その日の午後、担当医師が徐に、言い澱むように、苦渋に満ちた貌差しで、切り出した。
「結論から先に申し上げます。診断の結果は膵臓癌ですね。それもかなり大きな悪性細胞による進行癌です」
「えっ!」
貴子は激しいショックを受けた。一度に闇の底へ突き落とされたようだった。
医師は診断結果について詳しく話し始めた。血液中の膵酵素や腫瘍マーカーの値が異常であること、主膵管が拡張して小のう胞が見え膵臓周辺が不整に見えること、リンパ節や骨にも転移していること、採取した細胞は悪性で進行ステージはⅣbであり手術による摘出は不可能であること、等々を写真や画像を指し示しながら丁寧に話して聞かせた。
「手術によって病巣を摘出することは出来ないのですか?先生」
浅田が食い下がるようにして訊ねた。
「残念ながらここまで進行していると・・・」
摘出しても延命効果は無い、ということだった。然し、それはもう医師である浅田には十分に判っていることだった。
 貴子はひと時、哀しみ苦しみ、打ち沈んだ。死の恐怖に慄いて打ちひしがれもした。然し、彼女は仕事を辞めなかった。毎週一回、ジェムザールという抗癌剤の点滴注射をして仕事に通った。点滴は三十分程度で済んだので外来治療で十分に対応出来た。
 抗癌剤は癌細胞の分裂を妨げて細胞増殖を抑える働きがあった。が、それは癌細胞だけをターゲットにしている訳ではなく、通常の細胞にも影響を及ぼす為に、吐き気、嘔吐、脱毛等の副作用が発生したし、骨髄の造血細胞が破壊されて免疫力の低下や貧血、出血もしょっちゅう起こした。将に、治療効果と副作用が背中合わせの状況だった。

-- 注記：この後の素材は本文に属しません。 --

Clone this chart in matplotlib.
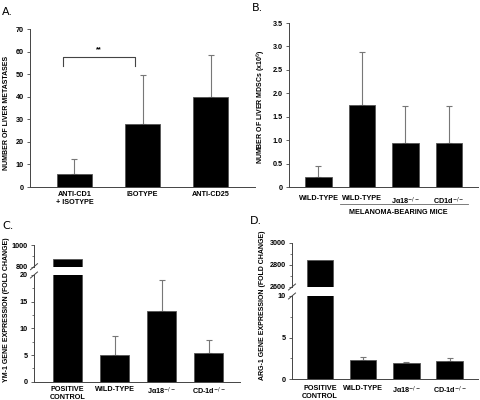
import matplotlib
matplotlib.use("Agg")
import matplotlib.pyplot as plt
from matplotlib.lines import Line2D
import numpy as np

# ---------------- data ----------------
a_categories = ["ANTI-CD1\n+ ISOTYPE", "ISOTYPE", "ANTI-CD25"]
a_values = [5.8, 27.8, 39.8]
a_err_top = [12.5, 49.5, 58.5]
a_ticks = [0, 10, 20, 30, 40, 50, 60, 70]

b_categories = ["WILD-TYPE", "WILD-TYPE", "J\u03b118$^{-/-}$", "CD1d$^{-/-}$"]
b_values = [0.22, 1.76, 0.93, 0.945]
b_err_top = [0.45, 2.89, 1.735, 1.735]
b_ticks = [0, 0.5, 1.0, 1.5, 2.0, 2.5, 3.0, 3.5]
b_ticklabels = ["0", "0.5", "1.0", "1.5", "2.0", "2.5", "3.0", "3.5"]

c_categories = ["POSITIVE\nCONTROL", "WILD-TYPE", "J\u03b118$^{-/-}$", "CD-1d$^{-/-}$"]
c_values = [870, 5.0, 13.3, 5.45]
c_err_top = [None, 8.6, 19.0, 7.8]
c_low_ticks = [0, 5, 10, 15, 20]
c_high_ticks = [800, 1000]

d_categories = ["POSITIVE\nCONTROL", "WILD-TYPE", "J\u03b118$^{-/-}$", "CD-1d$^{-/-}$"]
d_values = [2845, 2.3, 1.9, 2.2]
d_err_top = [None, 2.65, 2.05, 2.6]
d_low_ticks = [0, 5, 10]
d_high_ticks = [2600, 2800, 3000]

# ---------------- style ----------------
plt.rcParams['font.family'] = ['Liberation Sans', 'DejaVu Sans']
W, H = 480, 400
fig = plt.figure(figsize=(W / 100, H / 100), dpi=100)
FS = 5.2
YFS = 5.0
SPINE = '#444444'
ERRC = '#777777'


def add_ax(l, t, r, b):
    return fig.add_axes([l / W, 1 - b / H, (r - l) / W, (b - t) / H])


def style(ax, bottom=True):
    for s in ['top', 'right']:
        ax.spines[s].set_visible(False)
    ax.spines['left'].set_color(SPINE)
    ax.spines['left'].set_linewidth(0.7)
    ax.spines['bottom'].set_color(SPINE)
    ax.spines['bottom'].set_linewidth(0.7)
    if not bottom:
        ax.spines['bottom'].set_visible(False)
    ax.tick_params(axis='y', direction='out', length=2.5, width=0.6, color=SPINE,
                   labelsize=FS, pad=2)
    ax.tick_params(axis='y', which='minor', direction='out', length=1.5, width=0.5, color=SPINE)
    ax.tick_params(axis='x', length=0, labelsize=FS)
    for lab in ax.get_yticklabels():
        lab.set_fontweight('bold')
    ax.patch.set_alpha(0)


def bars(ax, x, vals, width, errs=None):
    ax.bar(x, vals, width=width, color='black', edgecolor='#555555', linewidth=0.6, zorder=3)
    if errs is not None:
        for xi, v, e in zip(x, vals, errs):
            if e is None:
                continue
            ax.errorbar([xi], [v], yerr=[[0], [e - v]], fmt='none', ecolor=ERRC,
                        elinewidth=0.8, capsize=2.2, capthick=0.8, zorder=2)


def xlabels(ax, x, labels, pad):
    ax.set_xticks(x)
    ax.set_xticklabels(labels, fontsize=FS, fontweight='bold', linespacing=1.2)
    ax.tick_params(axis='x', pad=pad)


def fig_line(x0, y0, x1, y1, color=SPINE, lw=0.7):
    fig.add_artist(Line2D([x0 / W, x1 / W], [1 - y0 / H, 1 - y1 / H],
                          color=color, lw=lw, transform=fig.transFigure))


def fig_text(x, y, s, **kw):
    fig.text(x / W, 1 - y / H, s, **kw)


# ---------------- Panel A ----------------
axA = add_ax(30, 29, 255, 187)
xa = np.arange(len(a_values))
bars(axA, xa, a_values, 0.515, a_err_top)
axA.set_xlim(-0.654, 2.654)
axA.set_ylim(0, 70)
axA.set_yticks(a_ticks)
style(axA)
xlabels(axA, xa, a_categories, 3)
# significance bracket
bx0, bx1 = xa[0] - 0.17, xa[1] - 0.11
axA.plot([bx0, bx0, bx1, bx1], [53.8, 57.4, 57.4, 53.8], color=SPINE, lw=0.8, clip_on=False)
axA.text((bx0 + bx1) / 2, 59.3, "**", ha='center', va='bottom', fontsize=FS, fontweight='bold')
fig_text(7, 113, "NUMBER OF LIVER METASTASES", rotation=90, ha='center', va='center',
         fontsize=YFS, fontweight='bold')
fig_text(2, 12, "A.", fontsize=8, ha='left', va='center', family='DejaVu Sans')

# ---------------- Panel B ----------------
axB = add_ax(289, 23, 478, 187)
xb = np.arange(len(b_values))
bars(axB, xb, b_values, 0.62, b_err_top)
axB.set_xlim(-0.678, 3.667)
axB.set_ylim(0, 3.5)
axB.set_yticks(b_ticks)
axB.set_yticklabels(b_ticklabels)
style(axB)
xlabels(axB, xb, b_categories, 6)
fig_text(261, 107, "NUMBER OF LIVER MDSCs (x10$^6$)", rotation=90, ha='center', va='center',
         fontsize=YFS, fontweight='bold')
fig_line(340, 204, 468, 204, color='#666666', lw=0.6)
fig_text(398, 213, "MELANOMA-BEARING MICE", ha='center', va='center', fontsize=FS,
         fontweight='bold')
fig_text(252, 8, "B.", fontsize=8, ha='left', va='center', family='DejaVu Sans')

# ---------------- Panel C ----------------
xc = np.arange(len(c_values))
axCh = add_ax(34, 245, 240, 266.7)
axCl = add_ax(34, 275, 240, 381.7)
bars(axCh, xc, c_values, 0.606)
bars(axCl, xc, c_values, 0.606, c_err_top)
for ax in (axCh, axCl):
    ax.set_xlim(-0.713, 3.67)
axCh.set_ylim(800, 1000)
axCh.set_yticks(c_high_ticks)
axCh.set_yticks([900], minor=True)
axCl.set_ylim(0, 20)
axCl.set_yticks(c_low_ticks)
axCl.set_yticks([2.5, 7.5, 12.5, 17.5], minor=True)
style(axCh, bottom=False)
style(axCl)
axCh.set_xticks([])
xlabels(axCl, xc, c_categories, 3)
for yb in (266.7, 275):
    fig_line(30.5, yb + 3, 37.5, yb - 3, lw=0.7)
fig_text(7, 310, "YM-1 GENE EXPRESSION (FOLD CHANGE)", rotation=90, ha='center', va='center',
         fontsize=YFS, fontweight='bold')
fig_text(2, 226, "C.", fontsize=8, ha='left', va='center', family='DejaVu Sans')

# ---------------- Panel D ----------------
xd = np.arange(len(d_values))
axDh = add_ax(292, 243, 478, 287)
axDl = add_ax(292, 296, 478, 379.3)
bars(axDh, xd, d_values, 0.614)
bars(axDl, xd, d_values, 0.614, d_err_top)
for ax in (axDh, axDl):
    ax.set_xlim(-0.649, 3.66)
axDh.set_ylim(2600, 3000)
axDh.set_yticks(d_high_ticks)
axDh.set_yticks([2700, 2900], minor=True)
axDl.set_ylim(0, 10)
axDl.set_yticks(d_low_ticks)
axDl.set_yticks([2.5, 7.5], minor=True)
style(axDh, bottom=False)
style(axDl)
axDh.set_xticks([])
xlabels(axDl, xd, d_categories, 4)
for yb in (287, 296):
    fig_line(288.5, yb + 3, 295.5, yb - 3, lw=0.7)
fig_text(263, 305, "ARG-1 GENE EXPRESSION (FOLD CHANGE)", rotation=90, ha='center',
         va='center', fontsize=YFS, fontweight='bold')
fig_text(250, 221, "D.", fontsize=8, ha='left', va='center', family='DejaVu Sans')

fig.savefig("out.png", dpi=100)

 貴子は放射線治療も受けた。放射線で癌細胞のDNAを破壊し、細胞分裂を抑える治療であったが、身体の外から放射線を当てるため、癌周辺の細胞にも少なからぬダメージをもたらした。ただ、放射線治療には癌の痛みを和らげる効果もあったのがせめてもの救いで、癌細胞の増殖を抑えて神経に対する刺激を少なくすることで痛みを和らげるようだった。
 抗癌剤の点滴と放射線治療を受けながら貴子は仕事を続けた。だが、癌細胞が骨に転移して神経を圧迫したり、腸管や尿管が塞がれて激しい痛みを覚えるようになった貴子は、神経の周辺にアルコールや鎮痛薬を注入されもしたが、遂に耐え難い痛みを訴えるようになって、最も鎮痛効果が高いモルヒネの使用を余儀なくされた。程無くして、頭にまで癌細胞が転移した貴子はベッドに起き上ることも出来なくなって、宣告された余命一年を待たずに、呆気無くその人生を閉じた。